Hamaguchi: I thought short stories were a form with a lot of possibilities I could develop. Of course, telling a long story is a mainstream production principle, but I wanted to put together three short stories on the theme of coincidence that told one story. I was inspired by Eric Rohmer’s Rendez-vous in Paris. The atmosphere, the structure of the stories and how they were combinedwere all by inspired by Rohmer. There is also something in common between these three, the theme of a woman looking for something. The first story is a kind of introduction—it’s very easy to understand the triangle relationship between these three characters. The second is based on the dark side of this world: both characters make mistakes, and for one of them life goes wrong. The third story is about the backside [of these situations], where a coincidence triggers the characters.

Filmmaker: You’d begun production on both this and Drive My Car before the pandemic. How did this affect finishing Wheel’s production?

Hamaguchi: Filming started on the first and second stories in the summer of 2019, before the production of Drive My Car. Then there was a break, obviously, because of the pandemic. The third filming started right after the state of emergency in Japan. Many things have changed: for example, film crews had to keep social distance when working and everybody had to wear a mask on set. But in terms of filmmaking, it didn’t really affect much. For each short story, we had a relatively long 10 days of rehearsals.

Filmmaker: Was the third story conceived prior to the state of emergency?

Hamaguchi: Everything was written in 2019, but obviously when shooting the third story I had to add some science-fiction elements to create the same kind of atmosphere.

Filmmaker: The beginning of the second episode touches upon power harassment, which also become an news story this summer in Japan when complaints were filed against the mini theater UPLINK.

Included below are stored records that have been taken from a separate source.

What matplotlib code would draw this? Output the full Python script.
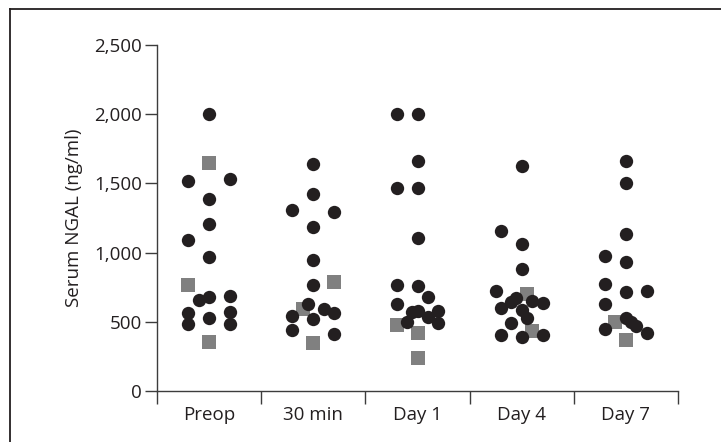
import matplotlib
matplotlib.use("Agg")
import matplotlib.pyplot as plt
from matplotlib.lines import Line2D
from matplotlib.ticker import FuncFormatter, FixedLocator

categories = ["Preop", "30 min", "Day 1", "Day 4", "Day 7"]

# circles (patients group 1): jitter offsets and values per category
preop_c_off = [0, -0.2, 0.2, 0, 0, -0.2, 0, -0.1, 0, 0.2, -0.2, -0.2, 0, 0.2, 0.2]
preop_c_val = [2000, 1520, 1534, 1389, 1207, 1091, 970, 657, 681, 689, 561, 482, 525, 568, 482]
preop_s_off = [0, -0.2, 0]
preop_s_val = [1650, 768, 356]

min30_c_off = [0, 0, -0.2, 0.2, 0, 0, 0, -0.05, 0.1, 0.2, -0.2, 0, -0.2, 0.2]
min30_c_val = [1640, 1423, 1308, 1296, 1187, 947, 766, 626, 592, 566, 544, 518, 441, 412]
min30_s_off = [0.2, -0.1, 0]
min30_s_val = [790, 590, 349]

day1_c_off = [-0.2, 0, 0, -0.2, 0, 0, -0.2, 0, 0.1, -0.2, -0.05, 0, 0.1, 0.2, -0.1, 0.2]
day1_c_val = [2000, 2000, 1664, 1469, 1469, 1103, 766, 759, 677, 626, 573, 580, 537, 580, 501, 489]
day1_s_off = [-0.2, 0, 0]
day1_s_val = [477, 421, 235]

day4_c_off = [0, -0.2, 0, 0, -0.25, -0.05, -0.1, 0.1, 0.2, -0.2, 0, 0.05, -0.1, -0.2, 0, 0.2]
day4_c_val = [1628, 1158, 1060, 881, 722, 670, 641, 650, 638, 597, 585, 530, 489, 405, 392, 405]
day4_s_off = [0.05, 0.1]
day4_s_val = [700, 433]

day7_c_off = [0, 0, 0, -0.2, 0, -0.2, 0, 0.2, -0.2, 0, 0.05, 0.1, -0.2, 0.2]
day7_c_val = [1662, 1505, 1134, 978, 934, 771, 713, 725, 629, 530, 501, 472, 448, 417]
day7_s_off = [-0.1, 0]
day7_s_val = [501, 368]

circle_offsets = [preop_c_off, min30_c_off, day1_c_off, day4_c_off, day7_c_off]
circle_values = [preop_c_val, min30_c_val, day1_c_val, day4_c_val, day7_c_val]
square_offsets = [preop_s_off, min30_s_off, day1_s_off, day4_s_off, day7_s_off]
square_values = [preop_s_val, min30_s_val, day1_s_val, day4_s_val, day7_s_val]

y_ticks = [0, 500, 1000, 1500, 2000, 2500]

plt.rcParams['font.family'] = ['Open Sans', 'DejaVu Sans']
text_color = '#231f20'
axis_color = '#3c3c3c'

fig = plt.figure(figsize=(7.21, 4.42), dpi=100)
ax = fig.add_axes([157/721, 51/442, (678-157)/721, (391-45)/442])

for i in range(len(categories)):
    xs = [i + o for o in square_offsets[i]]
    ax.plot(xs, square_values[i], linestyle='none', marker='s', markersize=10,
            color='#808080', markeredgewidth=0, zorder=2, clip_on=False)
for i in range(len(categories)):
    xs = [i + o for o in circle_offsets[i]]
    ax.plot(xs, circle_values[i], linestyle='none', marker='o', markersize=9.6,
            color='#231f20', markeredgewidth=0, zorder=3, clip_on=False)

ax.set_xlim(-0.5, len(categories) - 0.5)
ax.set_ylim(0, 2500)
ax.yaxis.set_major_locator(FixedLocator(y_ticks))
ax.yaxis.set_major_formatter(FuncFormatter(lambda v, p: f"{int(v):,}"))

ax.xaxis.set_major_locator(FixedLocator([i - 0.5 for i in range(len(categories) + 1)]))
ax.xaxis.set_major_formatter(FuncFormatter(lambda v, p: ""))
ax.xaxis.set_minor_locator(FixedLocator(list(range(len(categories)))))
ax.set_xticklabels(categories, minor=True)
ax.tick_params(axis='x', which='minor', length=0, pad=11, labelsize=13.5, labelcolor=text_color)
ax.tick_params(axis='x', which='major', length=9, width=1, color=axis_color)
ax.tick_params(axis='y', which='major', length=9, width=1, color=axis_color, pad=2,
               labelsize=13.5, labelcolor=text_color)

for s in ['top', 'right']:
    ax.spines[s].set_visible(False)
for s in ['left', 'bottom']:
    ax.spines[s].set_color(axis_color)
    ax.spines[s].set_linewidth(1)

ax.set_ylabel("Serum NGAL (ng/ml)", fontsize=13.5, color=text_color, labelpad=8)

# outer frame (left and top edges)
fx = 10 / 721
fy = 1 - 9 / 442
fig.add_artist(Line2D([fx, fx], [0, fy], transform=fig.transFigure, color='#231f20', linewidth=1.3))
fig.add_artist(Line2D([fx, 1], [fy, fy], transform=fig.transFigure, color='#231f20', linewidth=1.3))

fig.savefig("out.png", dpi=100)
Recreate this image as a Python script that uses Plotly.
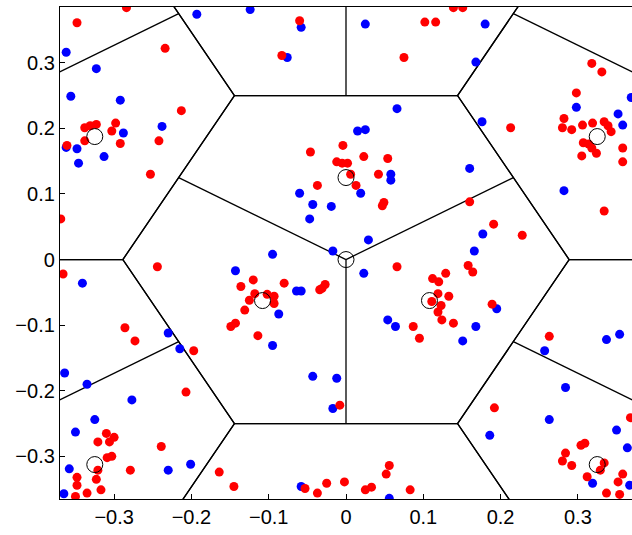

Hamaguchi: There’s no relationship between the second story and the mini theaters, but I recognized there was an existing problem of power harassment even before the scandal in 2020. It’s not that I was particularly interested in sexual or power harassment, but when thinking about stories it was a natural development to include this theme, because these films respect a lot of aspects of everyday reality. So, naturally, the current situation of Japan is included in the film. I also realized when I was making Happy Hour that these problems will emerge when a woman is the main character, because in current Japanese society, when women are trying to be active or do something, there’s always something stopping them.

Filmmaker: How did you rehearse and block in the first two long scenes, first in the car and then in the office?

Hamaguchi: Rehearsals are very important in my filmmaking. Since the production of Happy Hour, what I consider the most important [part of the process] is to read out loud without emotion. They repeat the lines many times until they can say they can say them automatically. I then start directing easy movements—“You can move from here to there”—but don’t tell them exactly where to stop. It takes about three days to get to the point where all their dialogue and movements feel natural. That’s the same whether you’re in a taxi or in the office. Usually I don’t rehearse on location, but in a conference room. Rehearsing in the taxi wasn’t particularly difficult—every scene was difficult. The most difficult scene making this wasn’t a dramatic scene, but something like that scene in the taxi—a normal conversation of everyday life. But the actors were good and managed to do it.